In 1902, she started Miss Farmer’s School of Cookery, which was not only educational but also profitable, allowing her to buy land, build a house and support her parents, sisters and other family members.
She also acted as food editor for the influential magazine Women’s Home Companion and promoted standards of detail and precision that survive to this day.
Measuring cups and spoons were available, suggesting that she was not the inventor of such standards but rather an effective evangelist for them. And powerful new products like baking powder and compressed yeast were making precision in recipes much more important.

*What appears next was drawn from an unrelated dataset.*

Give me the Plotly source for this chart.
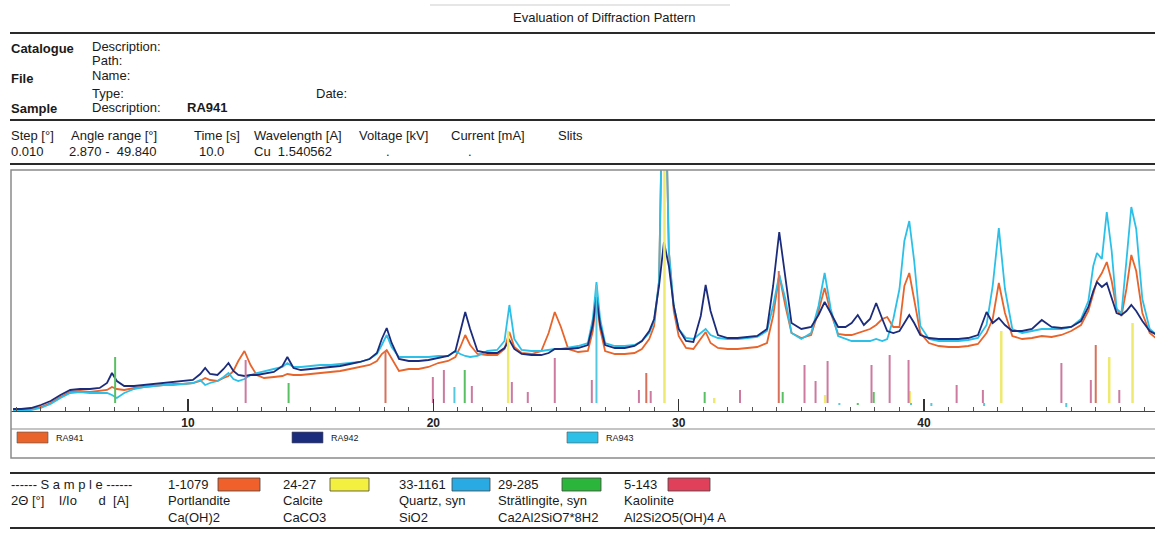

“I’m sure the fact that her cake and pie recipes actually worked was a huge part of her success,” Shapiro said in an interview.
Farmer died of complications of a stroke on Jan. 15, 1915. She was 57. Even after her death, her cookbook was frequently revised, most thoroughly and successfully in 1979 by Marion Cunningham, who took its classic recipes into the modern era.
Earlier books, including previous editions of the “Boston Cooking-School Cook Book,” assumed that all women were taught basic culinary skills at home and that they did not need to be told what pie dough should feel like or how to roast beef. But much of that changed after the Industrial Revolution. Traditional skills like preserving, cheese-making and bread-baking ebbed, and Boston and other cities became magnets for new kinds of Americans: single women, young people and immigrant families, all in need of homes, jobs and food.
Under a new name, “The Fannie Farmer Cookbook” has sold 3 million more copies; many cooks still rely on it for basics like Parker House rolls, scalloped potatoes and waffles. (“The Joy of Cooking,” with its more cosmopolitan and friendly tone, gradually displaced the Farmer cookbook as the standard kitchen bible after it was published in 1931.)
But Farmer’s enduring legacy is a simple one: exactitude in cooking.
“She made it possible for any woman to put a meal on the table, even if she couldn’t cook at all,” Shapiro said. “There’s nothing more democratizing than that.”